Northeastern is in uncharted territory. With Thursday night’s thrilling 2-1 victory over visiting Providence, the Huskies earned something they hadn’t seen all season.
A winning streak.
Northeastern, which snapped an 18-game losing streak with a 6-4 triumph over Massachusetts-Lowell last Friday, won its second straight Hockey East game, improving to 3-20-6 overall, 3-13-6 in Hockey East. The team now sits three points behind Lowell and four points behind Massachusetts for the final conference playoff spot, having played one more game than both teams.
“We got behind the eight-ball when we had that string of ties … tie, tie, tie and then we lost to these guys in overtime,” Husky coach Greg Cronin said of a stretch in December during which his team tied New Hampshire once, and Merrimack twice.
“We’ve had so many games that we reflect back on that we lost points. We’re in a desperation mode. We just gotta keep scratching and clawing to get back in the picture. We’re gonna need some help, big time.”
Junior goalie Adam Geragosian outdueled Friar goalie Tyler Sims, making 37 saves to the sophomore’s 24. The NU goalie was instrumental in keeping the score 0-0 after a first period in which a buzzing PC team outshot its hosts, 12-4.
“Your goaltender is the most important guy on the ice,” Cronin said. “He’s a difference maker in the game. It’s like a pitcher in baseball, a quarterback in football … he can change the dynamic of a game, and Geragosian did it because Providence deserved to be up two- or three-nothing in the first period, and they weren’t.
“When you stay close in those games you gotta keep scratching and clawing and maybe get a bounce here and there. That’s what happened to us. It was a great team win, but I think Geragosian was the difference-maker.”
He’s right about that bounce thing, too.
With six minutes left in the game, PC (15-10-2, 12-8-2) seemed in total control. Northeastern had just taken two penalties in a span of 14 seconds. On the first power play, it took exactly seven seconds for the Friars to strike. Sophomore Jon Rheault wheeled around the left faceoff circle and snapped a wrist shot past Geragosian.
On the second power play, however, everything changed.
Seven seconds after PC’s goal, NU junior Brian Deeth was whistled for a tripping penalty. While on the man-advantage, a pass to the NU blue line skipped over the stick of a Friar defender and gave the Huskies a two-on-one. On the break, freshman Rob Rassey’s pass deflected off a PC defender and sat near the goal for classmate Joe Vitale to swat home.
Six minutes later, with just 1:35 to play, freshman Dennis McCauley culminated the comeback with a goal oddly similar to his strike in the Beanpot two weeks ago. The 6-3, 205-pounder took a pass from sophomore Josh Robertson and used his long reach to slip the puck around Sims and force it over the line.

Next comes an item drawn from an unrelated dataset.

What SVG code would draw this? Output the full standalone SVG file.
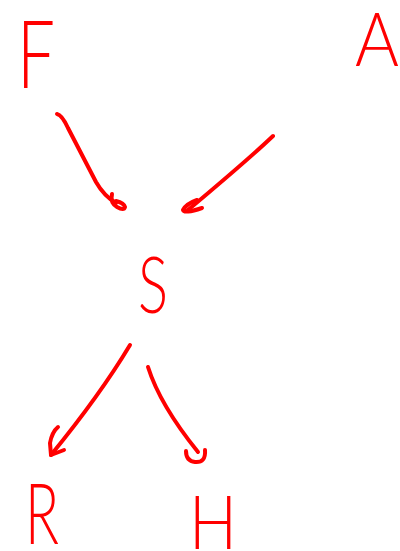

Not bad, for a couple of rookies.
“It shows a lot of maturity from the younger guys,” Geragosian said of the comeback. “Dennis McCauley and Joe Vitale got the goals and in the beginning of the year I don’t know if they would have done that with that much time left down 1-nothing after a hard-fought game. For them to come back shows a lot of maturity. They’ve developed so much over the year.”
PC lost a chance to leapfrog UNH and climb within a point of second-place Boston University with the loss, its third in five games.
“We had good chances, (Geragosian) made some good saves,” PC coach Tim Army said. “We did some good things. After you look at the tape, I’m sure we played pretty well … but we didn’t see it through when we needed to. We didn’t see it through. If you’re gonna be a good team, if you’re gonna compete in the playoffs, you’re going to have to see those games through. We didn’t see it through tonight. That’s frustrating to me.”
The teams finish their regular-season series Friday with a 7 p.m. tilt in Providence.